The government, which also holds an 84 percent stake in Royal Bank of Scotland, has said it hopes to generate a profit for the taxpayer by selling its bank holdings, but has not set a timetable for disposals.

The bank, created by the government-engineered takeover last year of ailing lender HBOS by high street rival Lloyds TSB, has been hit by spiralling bad debts -- mostly inherited from HBOS -- as loans advanced during the boom years turned sour.

Lloyds, whose loans as a ratio to deposits stood at 169 percent at the end of last year, high by industry standards, is also striving to bridge the gap so as to reduce its reliance on expensive wholesale funding.

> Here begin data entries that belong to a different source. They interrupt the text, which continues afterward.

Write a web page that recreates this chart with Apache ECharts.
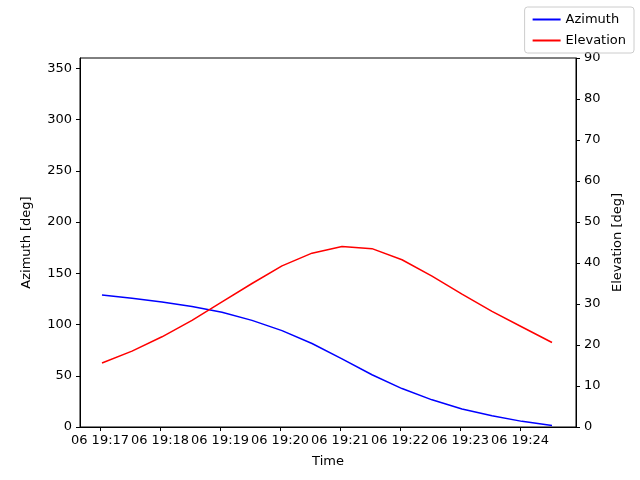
<!DOCTYPE html>
<html><head><meta charset="utf-8">
<script src="https://cdn.jsdelivr.net/npm/echarts@6/dist/echarts.min.js"></script>
<style>body{margin:0}#c{width:640px;height:480px}</style></head>
<body><div id="c"></div>
<script>
// seconds after 19:17:00
const times = [2,32,62,92,122,152,182,212,242,272,302,332,362,392,422,452];
const azimuth = [128.8,125.5,122,117.5,112,104,94,81.5,66.5,51,37.5,26.5,17.5,11,5.5,1.5];
const elevation = [15.6,18.5,22,26,30.5,35,39.3,42.4,44,43.5,40.8,36.8,32.4,28.2,24.4,20.6];
const tickSeconds = [0,60,120,180,240,300,360,420];
const tickLabels = ['06 19:17','06 19:18','06 19:19','06 19:20','06 19:21','06 19:22','06 19:23','06 19:24'];

const font = {fontFamily:'DejaVu Sans', fontSize:13, color:'#000'};
const axisCommon = {
  axisLine:{show:true,onZero:false,lineStyle:{color:'#000'}},
  axisTick:{show:true,length:4,inside:false,lineStyle:{color:'#000'}},
  splitLine:{show:false},
  nameTextStyle:{...font}
};
const chart = echarts.init(document.getElementById('c'));
chart.setOption({
  animation:false,
  grid:{left:80,right:64,top:58,bottom:53,show:true,borderColor:'#000',borderWidth:1},
  legend:{
    orient:'vertical', right:6, top:7, itemWidth:28, itemHeight:2, itemGap:8,
    borderColor:'#ccc', borderWidth:1, borderRadius:3, padding:[6,8,6,8],
    textStyle:{...font},
    data:[{name:'Azimuth',icon:'rect'},{name:'Elevation',icon:'rect'}]
  },
  xAxis:{type:'value', min:-20, max:476, name:'Time', nameLocation:'middle', nameGap:28,
    ...axisCommon,
    axisTick:{show:true,length:4,customValues:tickSeconds,lineStyle:{color:'#000'}},
    axisLabel:{...font, margin:7, customValues:tickSeconds, formatter:v=>tickLabels[tickSeconds.indexOf(v)]}
  },
  yAxis:[
    {type:'value', min:0, max:360, interval:50, name:'Azimuth [deg]', nameLocation:'middle', nameGap:47,
      ...axisCommon, axisLabel:{...font, showMaxLabel:false}},
    {type:'value', min:0, max:90, interval:10, name:'Elevation [deg]', nameLocation:'middle', nameGap:34,
      ...axisCommon, axisLabel:{...font}}
  ],
  series:[
    {name:'Azimuth', type:'line', yAxisIndex:0, showSymbol:false, color:'#0000ff',
      lineStyle:{width:1.5}, data:times.map((t,i)=>[t,azimuth[i]])},
    {name:'Elevation', type:'line', yAxisIndex:1, showSymbol:false, color:'#ff0000',
      lineStyle:{width:1.5}, data:times.map((t,i)=>[t,elevation[i]])}
  ]
});
</script></body></html>
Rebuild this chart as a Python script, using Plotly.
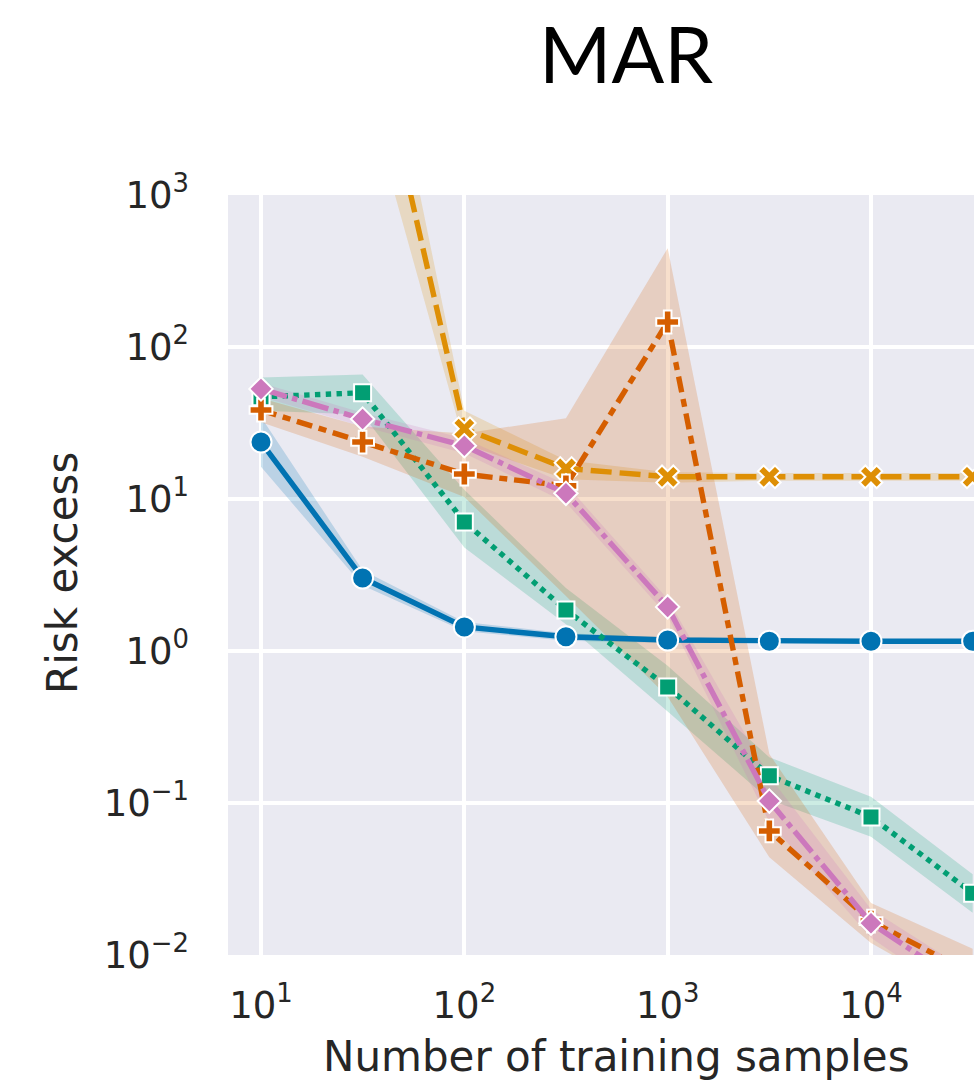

The bank had previously said that its bad debts probably peaked in the first half of 2009, and confirmed last month that total loan impairments fell by about a fifth in the second half of the year.

Lloyds, which cut 13,000 jobs in 2009, is also pushing through an austerity drive aimed at taking out 2 billion pounds in costs by the end of 2011.

The bank's 2009 results were reported on a "combined business" basis, which excludes some accounting items associated with the HBOS acquisition, and assumes HBOS was acquired at the start of 2008.

Lloyds' 6.3 billion pound loss last year compares with a 6.7 billion pound loss in 2008.